Where is Baz Luhrmann when you need him?

If ever a movie needed the sure hand of the Australian master film stylist and self-described “mythomaniac,” it is this screen version of Andrew Lloyd Webber’s successful, long-running stage production of his hoary chestnut, The Phantom of the Opera. Lloyd Webber wrote the score in 1986, when the play debuted in London, where it is still running. Harold Prince brought it to Broadway in 1988, and now Joel Schumacher (Batman Forever, 1995) brings it to the screen.

Unlike Luhrmann’s lush, pop-operatic Red Curtain trilogy, Strictly Ballroom (1992), Romeo and Juliet (1996) and Moulin Rouge (2001), Schumacher’s vision is pure kitsch. Luhrmann astonished the audience as Romeo walked through the opulent, candle-light saturated tomb where Juliet lay. Unlike Luhrmann, Schumacher creates a smothering atmosphere, overusing candles as the Phantom (Gerard Butler) poles the gondola bearing his captive lover (Emmy Rossum) to his underground lair. One creates a Baroque, Catholic awe with the multitude of candles, while the other uses CGI to bring lighted candles up from the water!

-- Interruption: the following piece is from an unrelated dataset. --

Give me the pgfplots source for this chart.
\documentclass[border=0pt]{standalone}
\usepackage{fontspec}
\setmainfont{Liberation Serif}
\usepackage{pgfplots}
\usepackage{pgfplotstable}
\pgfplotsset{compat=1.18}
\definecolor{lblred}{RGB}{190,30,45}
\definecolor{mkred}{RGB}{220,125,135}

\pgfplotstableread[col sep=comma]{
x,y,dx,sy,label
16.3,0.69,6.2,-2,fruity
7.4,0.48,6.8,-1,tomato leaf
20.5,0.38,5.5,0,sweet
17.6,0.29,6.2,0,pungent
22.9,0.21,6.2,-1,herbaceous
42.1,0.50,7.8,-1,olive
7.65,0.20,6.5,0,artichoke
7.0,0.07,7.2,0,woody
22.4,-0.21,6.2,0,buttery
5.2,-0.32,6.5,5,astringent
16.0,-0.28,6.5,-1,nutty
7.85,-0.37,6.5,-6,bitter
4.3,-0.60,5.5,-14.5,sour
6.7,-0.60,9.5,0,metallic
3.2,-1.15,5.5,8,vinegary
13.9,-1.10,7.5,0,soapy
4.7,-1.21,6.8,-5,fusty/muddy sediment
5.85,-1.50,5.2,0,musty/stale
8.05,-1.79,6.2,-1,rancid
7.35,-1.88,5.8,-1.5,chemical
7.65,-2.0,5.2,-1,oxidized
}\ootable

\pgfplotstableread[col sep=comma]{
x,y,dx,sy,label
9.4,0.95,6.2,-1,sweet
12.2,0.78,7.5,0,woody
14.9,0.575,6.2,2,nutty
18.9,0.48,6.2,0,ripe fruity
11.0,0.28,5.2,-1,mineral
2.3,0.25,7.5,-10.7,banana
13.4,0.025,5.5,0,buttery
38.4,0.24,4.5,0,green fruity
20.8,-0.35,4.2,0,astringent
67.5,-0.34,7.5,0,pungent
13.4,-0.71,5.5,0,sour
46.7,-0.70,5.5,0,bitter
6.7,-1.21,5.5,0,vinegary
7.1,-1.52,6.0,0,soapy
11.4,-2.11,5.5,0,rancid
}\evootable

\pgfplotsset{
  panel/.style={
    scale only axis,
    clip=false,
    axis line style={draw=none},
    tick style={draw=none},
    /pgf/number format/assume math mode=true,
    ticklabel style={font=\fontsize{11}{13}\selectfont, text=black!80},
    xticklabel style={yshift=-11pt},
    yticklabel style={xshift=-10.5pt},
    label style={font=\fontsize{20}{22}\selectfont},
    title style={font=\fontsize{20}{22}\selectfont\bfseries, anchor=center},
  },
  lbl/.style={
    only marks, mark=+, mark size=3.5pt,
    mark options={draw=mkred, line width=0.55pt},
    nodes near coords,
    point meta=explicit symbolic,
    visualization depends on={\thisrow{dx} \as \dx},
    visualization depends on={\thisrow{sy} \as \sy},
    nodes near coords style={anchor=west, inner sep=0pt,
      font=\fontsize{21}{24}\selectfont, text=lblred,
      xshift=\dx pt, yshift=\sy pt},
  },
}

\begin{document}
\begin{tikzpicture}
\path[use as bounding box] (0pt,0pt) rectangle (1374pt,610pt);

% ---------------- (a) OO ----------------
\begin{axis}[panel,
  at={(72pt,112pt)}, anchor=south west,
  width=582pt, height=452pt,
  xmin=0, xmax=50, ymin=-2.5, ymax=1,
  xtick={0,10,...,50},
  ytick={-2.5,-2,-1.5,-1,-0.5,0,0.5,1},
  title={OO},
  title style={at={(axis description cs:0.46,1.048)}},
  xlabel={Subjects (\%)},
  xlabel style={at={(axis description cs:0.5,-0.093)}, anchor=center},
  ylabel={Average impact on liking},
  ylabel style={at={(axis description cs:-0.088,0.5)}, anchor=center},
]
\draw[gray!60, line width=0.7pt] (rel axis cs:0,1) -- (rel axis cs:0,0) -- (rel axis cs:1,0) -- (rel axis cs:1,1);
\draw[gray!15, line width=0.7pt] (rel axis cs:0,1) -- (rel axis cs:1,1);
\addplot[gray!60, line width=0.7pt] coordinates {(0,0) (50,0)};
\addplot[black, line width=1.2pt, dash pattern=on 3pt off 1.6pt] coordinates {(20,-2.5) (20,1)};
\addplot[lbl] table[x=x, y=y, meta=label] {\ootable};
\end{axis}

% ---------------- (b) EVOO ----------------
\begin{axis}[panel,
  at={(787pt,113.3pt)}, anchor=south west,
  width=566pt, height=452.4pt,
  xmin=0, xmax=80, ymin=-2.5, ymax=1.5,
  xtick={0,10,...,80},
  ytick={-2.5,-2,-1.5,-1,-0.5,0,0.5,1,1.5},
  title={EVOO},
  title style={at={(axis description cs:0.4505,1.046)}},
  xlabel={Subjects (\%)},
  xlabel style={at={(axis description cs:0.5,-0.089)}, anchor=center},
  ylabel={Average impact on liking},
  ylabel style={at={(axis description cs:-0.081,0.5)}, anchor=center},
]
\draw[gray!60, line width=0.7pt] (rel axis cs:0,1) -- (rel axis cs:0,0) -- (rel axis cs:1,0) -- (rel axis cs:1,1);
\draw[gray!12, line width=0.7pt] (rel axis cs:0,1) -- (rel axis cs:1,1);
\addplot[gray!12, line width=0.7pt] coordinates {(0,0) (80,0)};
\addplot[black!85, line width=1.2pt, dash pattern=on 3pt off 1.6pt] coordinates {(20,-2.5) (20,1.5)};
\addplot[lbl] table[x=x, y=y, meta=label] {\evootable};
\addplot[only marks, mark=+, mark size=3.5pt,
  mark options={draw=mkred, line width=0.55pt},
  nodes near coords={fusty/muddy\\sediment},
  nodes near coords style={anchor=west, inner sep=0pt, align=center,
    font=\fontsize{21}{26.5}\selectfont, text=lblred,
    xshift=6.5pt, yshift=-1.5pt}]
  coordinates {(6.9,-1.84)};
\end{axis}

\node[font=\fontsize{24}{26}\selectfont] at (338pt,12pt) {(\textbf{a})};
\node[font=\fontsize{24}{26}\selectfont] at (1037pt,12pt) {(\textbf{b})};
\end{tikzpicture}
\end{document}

Although I never saw the Lloyd Webber/Prince stage production, Jorge Morales, writing for the Village Voice, did. “Prince’s magic covered the show’s many flaws — thin plot, pedestrian lyrics, and schmaltzy derivative score — like so much mechanical fog. Schumacher enlarges them,” Morales wrote.

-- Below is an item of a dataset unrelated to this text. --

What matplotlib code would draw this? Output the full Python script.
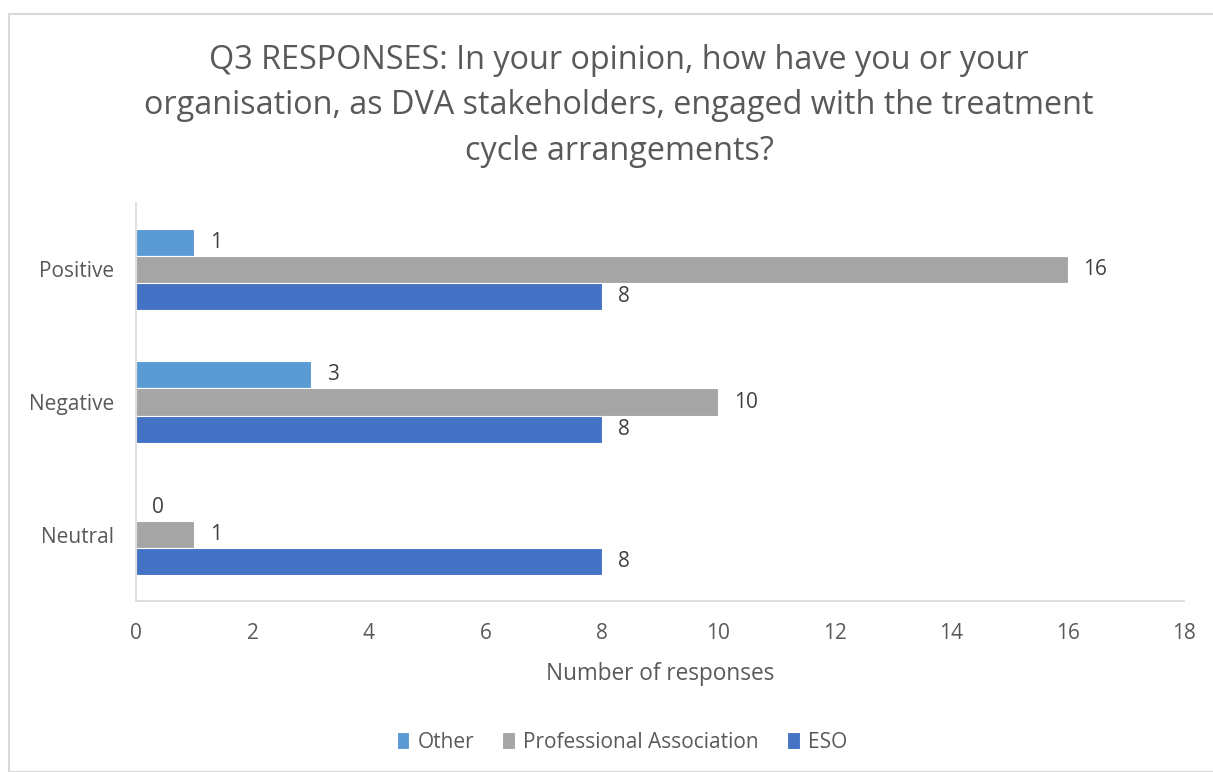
import matplotlib
matplotlib.use("Agg")
import numpy as np
import matplotlib.pyplot as plt
from matplotlib.patches import Rectangle

categories = ["Positive", "Negative", "Neutral"]
series_names = ["Other", "Professional Association", "ESO"]
other_vals = [1, 3, 0]
prof_vals = [16, 10, 1]
eso_vals = [8, 8, 8]

colors = ["#5B9BD5", "#A5A5A5", "#4472C4"]
text_gray = "#595959"

plt.rcParams["font.family"] = ["Open Sans", "DejaVu Sans"]

W, H = 1213, 772
fig = plt.figure(figsize=(W / 100, H / 100), dpi=100)

# light chart-area frame
fig.patches.append(Rectangle((9 / W, 0), 1.2, 1 - 14 / H, transform=fig.transFigure,
                             fill=False, edgecolor="#D9D9D9", linewidth=1.5))

# plot area in pixels: left 136, right 1184, top 203, bottom 601
ax = fig.add_axes([136 / W, 1 - 601 / H, (1184 - 136) / W, (601 - 203) / H])

n = len(categories)
y = np.arange(n)[::-1].astype(float)   # Positive on top
bh = 0.205
offsets = [-bh, 0.0, bh]                # Other above, ESO below

for vals, name, col, off in zip([other_vals, prof_vals, eso_vals], series_names, colors, offsets):
    bars = ax.barh(y - off, vals, height=bh, color=col, edgecolor="white",
                   linewidth=0.8, label=name)
    for b, v in zip(bars, vals):
        ax.annotate(str(v), (b.get_width(), b.get_y() + b.get_height() / 2),
                    xytext=(11.5, 0), textcoords="offset points",
                    ha="left", va="center", fontsize=15, color="#404040")

ax.set_xlim(0, 18)
ax.set_ylim(-0.5, n - 0.5)
ax.set_xticks(np.arange(0, 19, 2))
ax.set_yticks(y)
ax.set_yticklabels(categories)
ax.tick_params(axis="both", length=0, labelsize=15, colors=text_gray)
ax.tick_params(axis="x", pad=16)
ax.tick_params(axis="y", pad=16)

for s in ["top", "right"]:
    ax.spines[s].set_visible(False)
for s in ["left", "bottom"]:
    ax.spines[s].set_color("#D9D9D9")
    ax.spines[s].set_linewidth(1.2)

ax.set_xlabel("Number of responses", fontsize=16.3, color=text_gray, labelpad=13)

fig.text(619 / W, 1 - 106 / H,
         "Q3 RESPONSES: In your opinion, how have you or your\n"
         "organisation, as DVA stakeholders, engaged with the treatment\n"
         "cycle arrangements?",
         ha="center", va="center", fontsize=23.3, color=text_gray, linespacing=1.5)

leg = fig.legend(loc="center", bbox_to_anchor=(622 / W, 1 - 742 / H), ncol=3, frameon=False,
                 fontsize=15, handlelength=0.6, handleheight=0.85, handletextpad=0.4,
                 columnspacing=1.35, labelcolor=text_gray)

fig.savefig("out.png", dpi=100, facecolor="white")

Aye, that’s the problem. Everything in the movie is overblown but underwhelming — the costumes, the singing, the dancing, the love songs. Lloyd Webber’s music for Phantom is often called earworms in reviews, and it is an apt description for the sensibility of much of the music, with inane, repetitive lyrics of longing, with no consumation in sight. In Moulin Rouge Luhrmann made a straightforward, brilliant decision. He took rock favorites and reimagined them as love songs. Powerful. Original.

Third point: The characters in Luhrmann’s work are full of life and love. Even the minor characters celebrate their passions — think of the show-stopper “Roseann,” danced as blood-lust tango by fully fleshed supporting characters, not the stars.

But little or no chemistry flares between the Schumacher’s major characters — Butler, Rossum and Patrick Wilson (as Raoul de Chagny), with the exception of the sword fight between the men, which stirs up something intense. But Rossum appears hypnotized when she’s in Butler’s presence, and he is a perfect ghostly lover, pale and cruel. Wilson comes across as a determined but not too romantic lover. The minor characters, while bizarre, at least kept me interested. Miranda Richardson is haunting as Madame Giry, while Carlotta, played over-the-top by Minnie Driver, is a sly buffoon.

Those who saw the play on stage and loved it, will probably like the screen version more than I did. I wanted to see what all the fuss was about and was disappointed.

Now playing at Cinemark, the film is too schmaltzy to recommend.